Diesen Vorwurf erhebt - mit anderen Intentionen - auch die indische Schriftstellerin Arundhati Roy, bekannt durch den Roman "Der Gott der kleinen Dinge". Sie eröffnete nicht nur das WSF, sondern auch die Parallel-Veranstaltung "Mumbai Resistance 2004", die sich selbst als "Fortsetzung der militanten Tradition der Antiglobalisierungs- und Antikriegsbewegungen" und das Sozialforum als "schwammiges Wortgeplänkel" sieht. Entsprechend deutlich Roys Worte auf dem WSF: "Wenn wir gegen Imperialismus und Neoliberalismus sind, müssen wir den Widerstand im Irak nicht nur unterstützen, wir müssen zum Widerstand im Irak werden."

Platz für Vielfalt

Das Sozialforum soll sich freilich gerade durch friedlichen Widerstand auszeichnen, und als solchen wollen zahlreiche teilnehmenden Organisationen die blutigen Anschläge im Irak einfach nicht sehen. Attac-Obfrau Küblböck nimmt solche Aussagen trotzdem gelassen: "Attac will nicht so militant auftreten, aber das ist eben ein Teil der Vielfalt am WSF. Für uns ist jedoch gerade der Dialog wichtig, in dem Alternativen entworfen werden." Bisherige Erfolge des WSF seien neben den weltweiten Friedensdemonstrationen im Februar 2003, dass "die neoliberale Ideologie bröckelt", weil immer mehr Stimmen einen Gegenentwurf dazu fordern würden. Auch die Attac-Obfrau hält daher viel von einer weiteren Forderung Arundhati Roys: zwei Konzerne zu boykottieren, die vom Irak-Krieg profitiert haben.

Die Schriftstellerin wird damit wohl nicht ausgerechnet Coca-Cola und McDonalds gemeint haben.
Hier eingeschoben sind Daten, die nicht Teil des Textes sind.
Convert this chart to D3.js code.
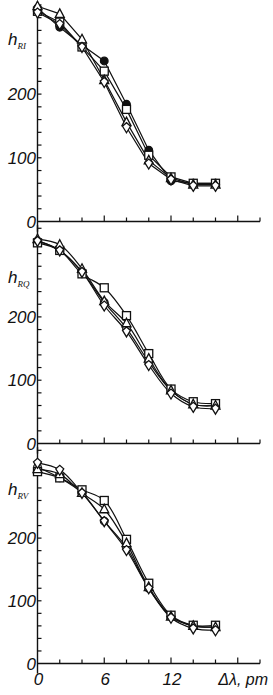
<!DOCTYPE html>
<html lang="en">
<head>
<meta charset="UTF-8">
<title>h vs delta lambda</title>
<script src="https://d3js.org/d3.v7.min.js"></script>
<style>
  body { margin: 0; background: #fff; }
  text { font-family: "Liberation Sans", Arial, sans-serif; fill: #111; }
</style>
</head>
<body>
<script>
// x positions (pm)
var dl = [0, 2, 4, 6, 8, 10, 12, 14, 16];

// panel RI
var riCircle   = [335, 305, 277, 252, 184, 112, 64, 60, 60];
var riSquare   = [330, 313, 274, 236, 176, 104, 70, 60, 60];
var riTriangle = [338, 326, 286, 222, 156, 96, 68, 58, 58];
var riDiamond  = [328, 310, 274, 219, 148, 91, 66, 56, 56];

// panel RQ
var rqCircle   = [320, 305, 271, 223, 182, 129, 84, 62, 60];
var rqSquare   = [317, 305, 268, 246, 202, 142, 86, 66, 63];
var rqTriangle = [323, 314, 276, 225, 190, 134, 84, 62, 60];
var rqDiamond  = [320, 305, 271, 218, 177, 124, 79, 58, 55];

// panel RV
var rvCircle   = [313, 296, 272, 227, 185, 120, 75, 60, 58];
var rvSquare   = [306, 296, 277, 260, 198, 128, 77, 61, 61];
var rvTriangle = [310, 302, 272, 246, 192, 122, 75, 60, 58];
var rvDiamond  = [320, 309, 272, 227, 181, 120, 73, 56, 53];

var yTickLabels = [0, 100, 200];
var xTickLabels = [0, 6, 12];

var w = 273, h = 695;

var svg = d3.select("body").append("svg")
    .attr("width", w)
    .attr("height", h);

var x = d3.scaleLinear().domain([0, 20]).range([37.5, 260]);

var panels = [
  {name: "RI", y0: 221.5, k: 0.637, filled: true, curve: d3.curveLinear,
   series: [riCircle, riSquare, riTriangle, riDiamond], lab: 40},
  {name: "RQ", y0: 443.5, k: 0.633, filled: false, curve: d3.curveCatmullRom,
   series: [rqCircle, rqSquare, rqTriangle, rqDiamond], lab: 53},
  {name: "RV", y0: 663.5, k: 0.627, filled: false, curve: d3.curveCatmullRom,
   series: [rvCircle, rvSquare, rvTriangle, rvDiamond], lab: 35}
];

var shapes = ["circle", "square", "triangle", "diamond"];

function marker(g, type, px, py, filled) {
  if (type == "circle") {
    g.append("circle").attr("cx", px).attr("cy", py).attr("r", 3.8)
      .attr("fill", filled ? "#111" : "#fff").attr("stroke", "#111").attr("stroke-width", 1.3);
  } else if (type == "square") {
    g.append("rect").attr("x", px - 4).attr("y", py - 4).attr("width", 8).attr("height", 8)
      .attr("fill", "#fff").attr("stroke", "#111").attr("stroke-width", 1.3);
  } else if (type == "triangle") {
    g.append("path").attr("d", "M" + px + "," + (py - 5) + "L" + (px + 4.5) + "," + (py + 3.5) + "L" + (px - 4.5) + "," + (py + 3.5) + "Z")
      .attr("fill", "#fff").attr("stroke", "#111").attr("stroke-width", 1.3);
  } else {
    g.append("path").attr("d", "M" + px + "," + (py + 5.5) + "L" + (px + 4) + "," + (py - 1) + "L" + px + "," + (py - 4.5) + "L" + (px - 4) + "," + (py - 1) + "Z")
      .attr("fill", "#fff").attr("stroke", "#111").attr("stroke-width", 1.3);
  }
}

panels.forEach(function(p, pi) {
  var y = d3.scaleLinear().domain([0, 300]).range([p.y0, p.y0 - 300 * p.k]);
  var g = svg.append("g");

  // y axis line
  g.append("line").attr("x1", x(0)).attr("x2", x(0))
    .attr("y1", y(-16)).attr("y2", y(345))
    .attr("stroke", "#111").attr("stroke-width", 1.4);
  // y minor ticks
  d3.range(20, 341, 20).forEach(function(v) {
    g.append("line").attr("x1", x(0)).attr("x2", x(0) + 4)
      .attr("y1", y(v)).attr("y2", y(v))
      .attr("stroke", "#111").attr("stroke-width", 1.2);
  });
  // x axis line
  g.append("line").attr("x1", x(0)).attr("x2", x(20))
    .attr("y1", y(0)).attr("y2", y(0))
    .attr("stroke", "#111").attr("stroke-width", 1.4);
  d3.range(2, 21, 2).forEach(function(v) {
    g.append("line").attr("x1", x(v)).attr("x2", x(v))
      .attr("y1", y(0)).attr("y2", y(0) - (v % 6 == 0 ? 6 : 4))
      .attr("stroke", "#111").attr("stroke-width", 1.2);
  });

  // y tick labels
  yTickLabels.forEach(function(v) {
    g.append("text").attr("x", 36).attr("y", y(v) + 6)
      .attr("text-anchor", "end").attr("font-size", 17).attr("font-style", "italic")
      .text(v);
  });

  // axis name h with subscript
  var t = g.append("text").attr("x", 8).attr("y", p.y0 - (p.y0 - (pi == 0 ? 0 : pi == 1 ? 225 : 455)) + p.lab + 5)
    .attr("font-size", 17).attr("font-style", "italic");
  t.append("tspan").text("h");
  t.append("tspan").attr("dy", 4).attr("font-size", 9)
    .attr("font-family", "Liberation Serif, serif").text("R" + p.name.charAt(1));

  // curves
  var line = d3.line().curve(p.curve)
    .x(function(d, i) { return x(dl[i]); })
    .y(function(d) { return y(d); });
  p.series.forEach(function(s) {
    g.append("path").attr("d", line(s))
      .attr("fill", "none").attr("stroke", "#111").attr("stroke-width", 1.2);
  });
  p.series.forEach(function(s, si) {
    s.forEach(function(v, i) {
      marker(g, shapes[si], x(dl[i]), y(v), si == 0 && p.filled);
    });
  });

  if (pi == 2) {
    xTickLabels.forEach(function(v) {
      g.append("text").attr("x", x(v) + 1).attr("y", y(0) + 21)
        .attr("text-anchor", "middle").attr("font-size", 17).attr("font-style", "italic")
        .text(v);
    });
    g.append("text").attr("x", 268).attr("y", y(0) + 21)
      .attr("text-anchor", "end").attr("font-size", 16).attr("font-style", "italic")
      .text("Δλ, pm");
  }
});
</script>
</body>
</html>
Vermutlich hat es den beiden Konzernen auch keinen dauerhaften Schaden zugefügt, dass 100.000 Menschen sechs Tage lang auf Limonade und Hamburger verzichtet und sich beim Diskurs über "eine andere Welt" mit Zuckerrohrsaft und "vada prao" gestärkt haben.

Aber das waren ja auch nur die kleinen Dinge, mit denen der Protest gegen Großkonzerne und Neoliberalismus beginnt.